Upon Britain, as upon every other western province, fell the barbarian invasions of the fifth century. We have seen that they were somewhat more severe here than in other provinces, and that Sussex in particular was swept clean by them, not indeed of her race, but of her religion and her civilisation. The darkness resultant upon this catastrophe lasted for little more than a hundred years, but in that hundred years everything which gives dignity to mankind had disappeared, and the countryside, from Romney Marsh westward away to Chichester Haven, had gone savage. We have seen that it was slowly re-Christianised and recivilised, but that the planting of good stems upon such a devastated soil was for long a difficult and an unfruitful business. The mission of St. Wilfrid coincides with the close of the eighth century. It is not till the middle of the eleventh that Sussex really re-enters the European unity; it is not till the close of it that the influence of that unity begins to be largely felt after the Norman Conquest.
WINCHELSEA MILL
THE RISE OF THE SQUIRES
Two hundred and fifty years pass, during which the social development of England and of Sussex keeps the main lines laid down by the Conquest; the central government is still strong, the conception of tenure still weighs upon the wealthy class, and all men are responsible somewhere to some lord. Briefly, the mediæval system is during that period alive; here, as in northern France. And this island and northern France form, between them, until the close of the thirteenth century, the heart of Christendom. It is in them that arise the great philosophic discussions of the new universities, the Gothic architecture, the feudal scheme, the true co-operative industry of the mediæval manor.
For as long as that society could endure, that society was organised; and in Sussex the organisation, or, to use a better word, the sense of authority, is to be discovered in the great “Rape” overlordships, Hastings, Pevensey, Lewes, Bramber, Arundel, and Chichester, whose growth has been already sketched.
It so happened that that mediæval system grew old and failed.

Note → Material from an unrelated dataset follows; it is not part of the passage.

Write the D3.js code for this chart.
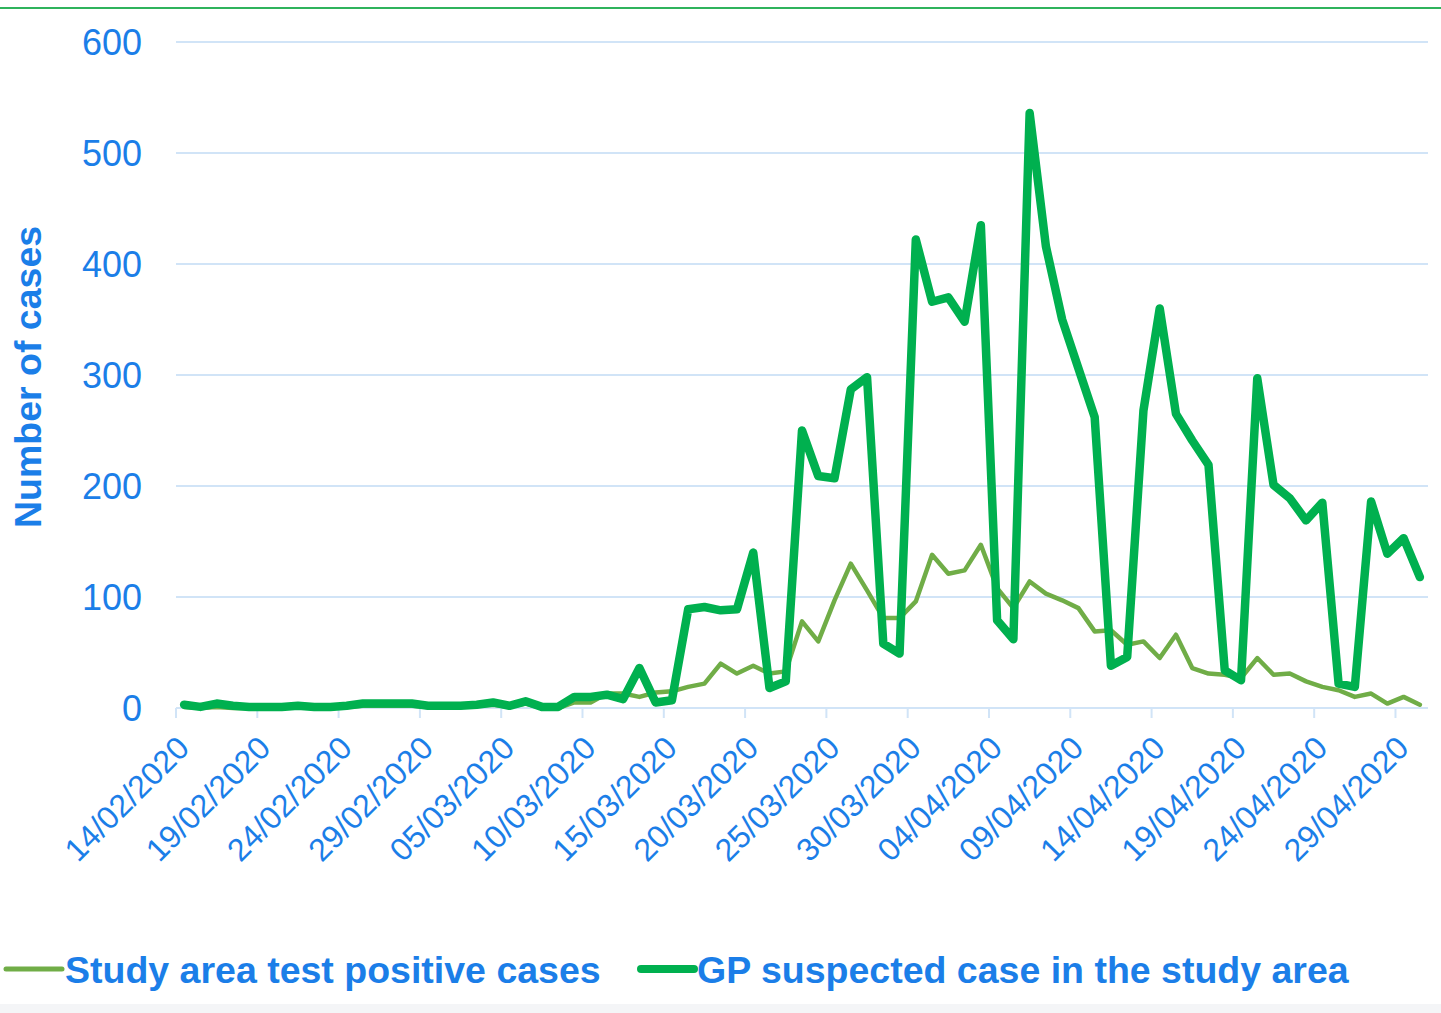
<!DOCTYPE html>
<html>
<head>
<meta charset="utf-8">
<script src="https://cdn.jsdelivr.net/npm/d3@7"></script>
<style>
  body { margin: 0; background: #fff; }
  svg { display: block; }
  text { font-family: "Liberation Sans", Arial, sans-serif; }
</style>
</head>
<body>
<div id="chart"></div>
<script>
const dates = [
  "14/02/2020","15/02/2020","16/02/2020","17/02/2020","18/02/2020","19/02/2020","20/02/2020",
  "21/02/2020","22/02/2020","23/02/2020","24/02/2020","25/02/2020","26/02/2020","27/02/2020",
  "28/02/2020","29/02/2020","01/03/2020","02/03/2020","03/03/2020","04/03/2020","05/03/2020",
  "06/03/2020","07/03/2020","08/03/2020","09/03/2020","10/03/2020","11/03/2020","12/03/2020",
  "13/03/2020","14/03/2020","15/03/2020","16/03/2020","17/03/2020","18/03/2020","19/03/2020",
  "20/03/2020","21/03/2020","22/03/2020","23/03/2020","24/03/2020","25/03/2020","26/03/2020",
  "27/03/2020","28/03/2020","29/03/2020","30/03/2020","31/03/2020","01/04/2020","02/04/2020",
  "03/04/2020","04/04/2020","05/04/2020","06/04/2020","07/04/2020","08/04/2020","09/04/2020",
  "10/04/2020","11/04/2020","12/04/2020","13/04/2020","14/04/2020","15/04/2020","16/04/2020",
  "17/04/2020","18/04/2020","19/04/2020","20/04/2020","21/04/2020","22/04/2020","23/04/2020",
  "24/04/2020","25/04/2020","26/04/2020","27/04/2020","28/04/2020","29/04/2020","30/04/2020"
];

// Study area test positive cases
const testPositive = [
  1, 0, 1, 0, 0, 0, 0, 1, 0, 0, 1, 2, 2, 2, 2, 1, 1, 1, 2, 3, 1, 4, 0, 0, 5,
  5, 13, 13, 10, 14, 15, 19, 22, 40, 31, 38, 31, 33, 78, 60, 97, 130, 106, 81, 81,
  96, 138, 121, 124, 147, 108, 90, 114, 103, 97, 90, 69, 70, 57, 60, 45, 66, 36, 31, 30,
  27, 45, 30, 31, 24, 19, 16, 10, 13, 4, 10, 3
];

// GP suspected case in the study area
const gpSuspected = [
  3, 1, 4, 2, 1, 1, 1, 2, 1, 1, 2, 4, 4, 4, 4, 2, 2, 2, 3, 5, 2, 6, 1, 1, 10,
  10, 12, 8, 36, 5, 7, 89, 91, 88, 89, 140, 18, 24, 250, 209, 207, 287, 298, 58, 49,
  422, 366, 370, 348, 435, 79, 62, 536, 416, 350, 306, 262, 38, 46, 268, 360, 265, 241, 219, 34,
  25, 297, 201, 189, 169, 185, 22, 19, 186, 139, 153, 118
];

const yTicks = [0, 100, 200, 300, 400, 500, 600];
const seriesNames = ["Study area test positive cases", "GP suspected case in the study area"];

const width = 1441, height = 1013;
const margin = { top: 42, right: 13, bottom: 305, left: 176 };
const textColor = "#1b7ee8";
const gridColor = "#d1e4f7";

const svg = d3.select("#chart").append("svg")
  .attr("width", width)
  .attr("height", height);

// page furniture
svg.append("line")
  .attr("x1", 0).attr("x2", width)
  .attr("y1", 8).attr("y2", 8)
  .attr("stroke", "#2fb35c").attr("stroke-width", 2);
svg.append("rect")
  .attr("x", 0).attr("y", 1004)
  .attr("width", width).attr("height", height - 1004)
  .attr("fill", "#f4f5f7");

const x = d3.scaleBand()
  .domain(dates)
  .range([margin.left, width - margin.right])
  .padding(0);

const y = d3.scaleLinear()
  .domain([0, 600])
  .range([height - margin.bottom, margin.top]);

const cx = d => x(d) + x.bandwidth() / 2;

// gridlines
svg.append("g")
  .selectAll("line")
  .data(yTicks)
  .join("line")
    .attr("x1", margin.left)
    .attr("x2", width - margin.right)
    .attr("y1", d => y(d))
    .attr("y2", d => y(d))
    .attr("stroke", gridColor)
    .attr("stroke-width", 2);

// y axis labels
svg.append("g")
  .selectAll("text")
  .data(yTicks)
  .join("text")
    .attr("x", 142)
    .attr("y", d => y(d))
    .attr("dy", "0.36em")
    .attr("text-anchor", "end")
    .attr("fill", textColor)
    .attr("font-size", 36)
    .text(d => d);

svg.append("text")
  .attr("transform", `translate(41,${(y(0) + y(600)) / 2 + 2}) rotate(-90)`)
  .attr("text-anchor", "middle")
  .attr("fill", textColor)
  .attr("font-size", 37.5)
  .attr("font-weight", "bold")
  .text("Number of cases");

// x axis: tick marks every 5 days, labels at category centres
const labelled = dates.filter((d, i) => i % 5 === 0);

svg.append("g")
  .selectAll("line")
  .data(labelled)
  .join("line")
    .attr("x1", d => x(d))
    .attr("x2", d => x(d))
    .attr("y1", y(0))
    .attr("y2", y(0) + 10)
    .attr("stroke", gridColor)
    .attr("stroke-width", 2);

svg.append("g")
  .selectAll("text")
  .data(labelled)
  .join("text")
    .attr("transform", d => `translate(${cx(d) + 7},${y(0) + 42}) rotate(-45)`)
    .attr("text-anchor", "end")
    .attr("fill", textColor)
    .attr("font-size", 32)
    .text(d => d);

// lines
const line = values => d3.line()
  .x((v, i) => cx(dates[i]))
  .y(v => y(v))(values);

svg.append("path")
  .attr("d", line(testPositive))
  .attr("fill", "none")
  .attr("stroke", "#70ad47")
  .attr("stroke-width", 4.5)
  .attr("stroke-linejoin", "round")
  .attr("stroke-linecap", "round");

svg.append("path")
  .attr("d", line(gpSuspected))
  .attr("fill", "none")
  .attr("stroke", "#00b04f")
  .attr("stroke-width", 8.5)
  .attr("stroke-linejoin", "round")
  .attr("stroke-linecap", "round");

// legend
const legend = svg.append("g");
const legendItems = [
  { name: seriesNames[0], x1: 6, x2: 62, tx: 65, color: "#70ad47", w: 5 },
  { name: seriesNames[1], x1: 641, x2: 694, tx: 697, color: "#00b04f", w: 8 }
];
legendItems.forEach(it => {
  legend.append("line")
    .attr("x1", it.x1).attr("x2", it.x2)
    .attr("y1", 969).attr("y2", 969)
    .attr("stroke", it.color)
    .attr("stroke-width", it.w)
    .attr("stroke-linecap", "round");
  legend.append("text")
    .attr("x", it.tx)
    .attr("y", 983)
    .attr("fill", textColor)
    .attr("font-size", 37.5)
    .attr("font-weight", "bold")
    .text(it.name);
});
</script>
</body>
</html>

The period of time between its failure and the present day is comparatively short, as the history of mankind goes. Its break-down is only apparent to the historian with the middle of the fourteenth century; it is not suspected by its own victims till the middle of the fifteenth. We are to-day but in the beginning of the twentieth. It may be said, roughly, that four hundred years of change alone separate us from that organic unity which had survived for fifteen hundred years from the civilisation that the Mediterranean brought us. We feel a world away from that organic unity of the Middle Ages, because these last four centuries have been so full of an active intelligence and of an increasing material knowledge, that these take up nearly the whole horizon of our minds; but our detachment is but apparent and illusory. At bottom our morals, in so far as they are permanent, our conception of civic life, our modern appetite for economic justice, are all rooted in the Middle Ages; and the more a modern man learns of them the more he feels that they are his native place.